At my parents, I did have to make bread.  I have not made bread with all purpose white flour and commercial yeast in a long time.  That was an experience.  The flavour was not as developed as I would have liked but, again, the making of the bread brings peace.  The loaf was mostly gone by the end of the night.  My brother gave me crap about the crust being too dark.  But the bread disappeared!

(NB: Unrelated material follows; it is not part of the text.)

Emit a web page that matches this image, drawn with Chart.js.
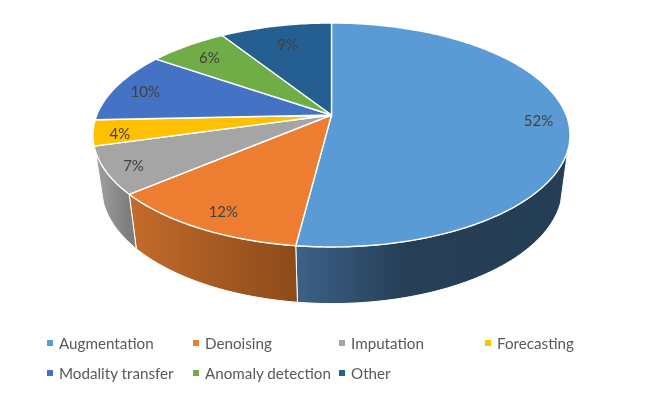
<!DOCTYPE html>
<html>
<head>
<meta charset="utf-8">
<style>
  html, body { margin: 0; padding: 0; background: #fff; }
  #wrap { position: relative; width: 664px; height: 399px; overflow: hidden; }
  #pie { position: absolute; left: 0; top: 0; }
  .key { position: absolute; font: 15.2px Lato, sans-serif; color: #595959; white-space: nowrap; line-height: 20px; }
  .key i { position: absolute; left: -12px; top: 7px; width: 6px; height: 6px; }
</style>
</head>
<body>
<div id="wrap">
  <canvas id="pie" width="664" height="399"></canvas>
  <div id="legend"></div>
</div>
<script src="https://cdn.jsdelivr.net/npm/chart.js@4/dist/chart.umd.min.js"></script>
<script>
// values (labels round them to whole percents)
const categories = ['Augmentation', 'Denoising', 'Imputation', 'Forecasting', 'Modality transfer', 'Anomaly detection', 'Other'];
const shares = [52, 11.8, 6.8, 3.7, 10.3, 6.4, 9];
const colors = ['#5B9BD5', '#ED7D31', '#A5A5A5', '#FFC000', '#4472C4', '#70AD47', '#255E91'];

// side wall shading, left to right
const sideStops = [
  [[0, '#3c6188'], [0.4, '#263f57'], [1, '#243e55']],
  [[0, '#c46b2b'], [1, '#8c4b1b']],
  [[0, '#a2a2a2'], [1, '#7d7d7d']]
];

// label placement: radius on the disc and a small downward nudge
const labelRadius = [0.875, 0.84, 0.885, 0.89, 0.86, 0.83, 0.76];
const labelNudge = [0, 5, 2, 3, 2, 2, 0];

// perspective disc, fitted to the picture
const persp = 0.1786;
const topFace = { cx: 331.5, cy: 115, a: 234.7, b: 108.4 };
const bottomFace = { cx: 332, cy: 166, a: 227, b: 113 };
const sideFrom = 108 * Math.PI / 180;
const sideTo = 252 * Math.PI / 180;

// theta is measured clockwise from the top of the pie
function project(face, theta, r) {
  const u = r * Math.sin(theta);
  const v = -r * Math.cos(theta);
  const d = 1 - persp * v;
  return { x: face.cx + face.a * u / d, y: face.cy + face.b * v / d };
}

function traceArc(ctx, face, from, to) {
  const steps = Math.max(2, Math.ceil(Math.abs(to - from) * 60));
  for (let i = 0; i <= steps; i++) {
    const p = project(face, from + (to - from) * i / steps, 1);
    ctx.lineTo(p.x, p.y);
  }
}

const disc3d = {
  id: 'disc3d',
  beforeDatasetDraw(chart, args) {
    const ctx = chart.ctx;
    const arcs = args.meta.data;
    const thetas = arcs.map(arc => [arc.startAngle + Math.PI / 2, arc.endAngle + Math.PI / 2]);

    // side walls first
    thetas.forEach(([start, end], i) => {
      const from = Math.max(start, sideFrom);
      const to = Math.min(end, sideTo);
      if (to <= from) return;
      const left = project(topFace, to, 1).x;
      const right = project(topFace, from, 1).x;
      const grad = ctx.createLinearGradient(left, 0, right, 0);
      sideStops[i].forEach(s => grad.addColorStop(s[0], s[1]));
      ctx.beginPath();
      traceArc(ctx, topFace, from, to);
      traceArc(ctx, bottomFace, to, from);
      ctx.closePath();
      ctx.fillStyle = grad;
      ctx.fill();
      ctx.strokeStyle = '#ffffff';
      ctx.lineWidth = 1;
      ctx.stroke();
    });

    // top face
    thetas.forEach(([start, end], i) => {
      ctx.beginPath();
      ctx.moveTo(topFace.cx, topFace.cy);
      traceArc(ctx, topFace, start, end);
      ctx.closePath();
      ctx.fillStyle = colors[i];
      ctx.fill();
      ctx.strokeStyle = '#ffffff';
      ctx.lineWidth = 1.4;
      ctx.lineJoin = 'round';
      ctx.stroke();
    });

    // percent labels
    ctx.fillStyle = '#404040';
    ctx.font = '15px Lato, sans-serif';
    ctx.textAlign = 'center';
    ctx.textBaseline = 'middle';
    thetas.forEach(([start, end], i) => {
      const p = project(topFace, (start + end) / 2, labelRadius[i]);
      ctx.fillText(Math.round(shares[i]) + '%', p.x, p.y + labelNudge[i]);
    });
    return false;
  }
};

new Chart(document.getElementById('pie'), {
  type: 'pie',
  data: {
    labels: categories,
    datasets: [{ data: shares, backgroundColor: colors }]
  },
  options: {
    responsive: false,
    animation: false,
    plugins: { legend: { display: false }, tooltip: { enabled: false } }
  },
  plugins: [disc3d]
});

// legend in 4 columns
const legend = document.getElementById('legend');
categories.forEach((name, i) => {
  const el = document.createElement('div');
  el.className = 'key';
  el.style.left = (59 + 146 * (i % 4)) + 'px';
  el.style.top = (333 + 30 * Math.floor(i / 4)) + 'px';
  el.innerHTML = '<i style="background:' + colors[i] + '"></i>' + name;
  legend.appendChild(el);
});
</script>
</body>
</html>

I know could go on diatribe about the nutritional density of grocery store bought bread.  But I will not.  I do think I will need to plan five loaves of bread for each cross country trip or bring my levain so I can bake good bread on the road.  I am going to be looking for local millers and growers soon though.  I feel like I am back in the 60's or 70's and reading a Diet for a Small Planet.  Oh well . . .

Thursday
Feb092017

backpack

Somehow I got wrangled into making a backpack for one of my Mom's church friends.   This was harder then you might think because I was given the instructions:  blue.  Wow, there are so many different blues!  This is what I ended up with.  I did ask for help with the choosing of the fabrics.

Then, there was the putting it together.  It was not hard but probably not the way I would have put it together.  I would also have cut some of the pieces different shapes, like the flap for the opening.

But I liked how it turned out.  The straps are adjustable because you tie them at the bottom.  I would have changed the top for me but that would have required grommets.

I would also have wanted more coverage for the opening but I followed the pattern.

I would also have probably used a buckle or a different closure for the flap. But I am hard on backpacks.  

I hope the person likes it.  I am delivering it next week.  If I were to make it again, I already mentioned some of the changes I would have made.  I also think I would go thrift store shopping and see what I could find in weather proof fabric.  I use backpacks and weather proof matters.

Wednesday
Feb082017

Christmas continued

Because we are taking the bear back, I am trying to finish some Christmas stocking stuffers that I have not gotten done yet.  Yes, this is my life.  I all but decided that I need to start working a little bit each week on Christmas for the year instead of the month.  It may be more successful.  Even after I finish this bit, there is one last piece I wish to finish.  Then, I will start again.

This whole month has been this way for me.  I find that I feel like I am a crazy person for all I do.  Instead of picking up mustard from the store, I ferment my own.  Instead of buying what, I make what.  But then, I "sit" myself down (actually, I am usually working on something) and think about my actions.  Think about where my life is, where I wished my life to be long ago, and where it is going.  

There is very little I would wish to change.  I always wanted to life off grid, making everything for myself.  I wanted to live in southeast Alaska.  When I am telling myself I am a crazy person, I admit to myself that within the parameters that my life is currently, I am living the life I wanted.  I think part of it is that I am already missing Koda bear.  Who is really not so small anymore.  I am getting as many hugs and whale kisses as I can so I can store up.